Christine Paice with her new book, The Word Ghost, which she began writing in 1995. Picture: DAVID HALL

Christine Paice with her new book, The Word Ghost, which she began writing in 1995. Picture: DAVID HALL

YOU can tell by the look on her face that author Christine Paice is extremely proud of her fourth book, The Word Ghost, which she launched in Kiama recently.

Paice is the author of two published collections of poetry: Mad Oaks and Staring At The Aral Sea and a children's book, The Great Rock Whale, which was published by Hachette Australia in 2009.

The Word Ghost has been a bit of a long-term project according to Paice, and has "changed shape" a lot over the past four years.

She started the book in 1995 and there were periods when she wouldn't look at it for years on end.

"Sometimes I sat at the computer thinking 'what in the bloody hell am I doing?', but I knew where I wanted the story to finish," she said.

"I wanted to write about a place I remembered intensely from my past in England during my teenage years and in fact there is probably a sort of autobiographical theme in parts of the story."

The Word Ghost is set in 1973 and features 15 year old Rebecca Buddle, who is madly in love with Dave, but after a few months is forced to move with her family to Brightly.

But unbeknowns to Rebecca there are weird things going on inside their new house and the village.
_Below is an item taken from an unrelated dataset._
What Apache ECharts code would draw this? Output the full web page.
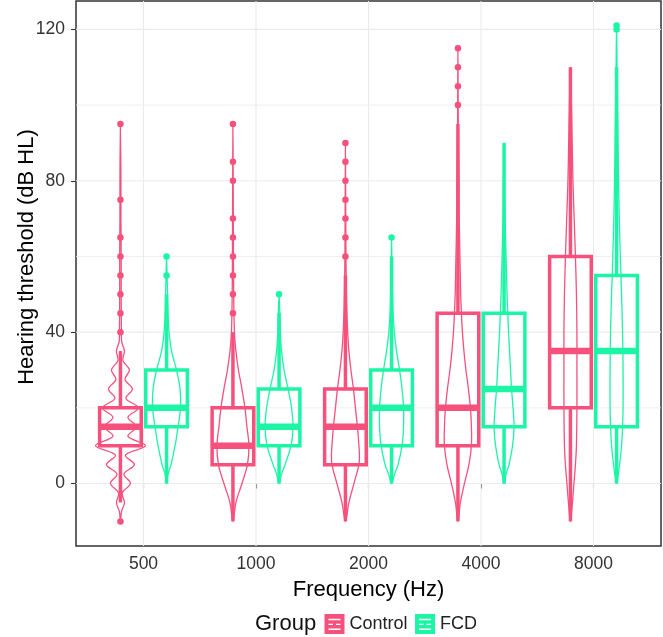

"The house is haunted by the ghost of Algernon Keats, grand-nephew of famous romantic poet John Keats, who passed away before he could write the poetry he was meant to write and sees the whimsical Rebecca . . . as his way of producing his work.

"There is a whimsical sadness to the story, but more than a 'coming of age'. It was more like a 'coming of words' story as Albernon tries to convince Rebecca to help him, to no avail."

The book has been published by Allen and Unwin.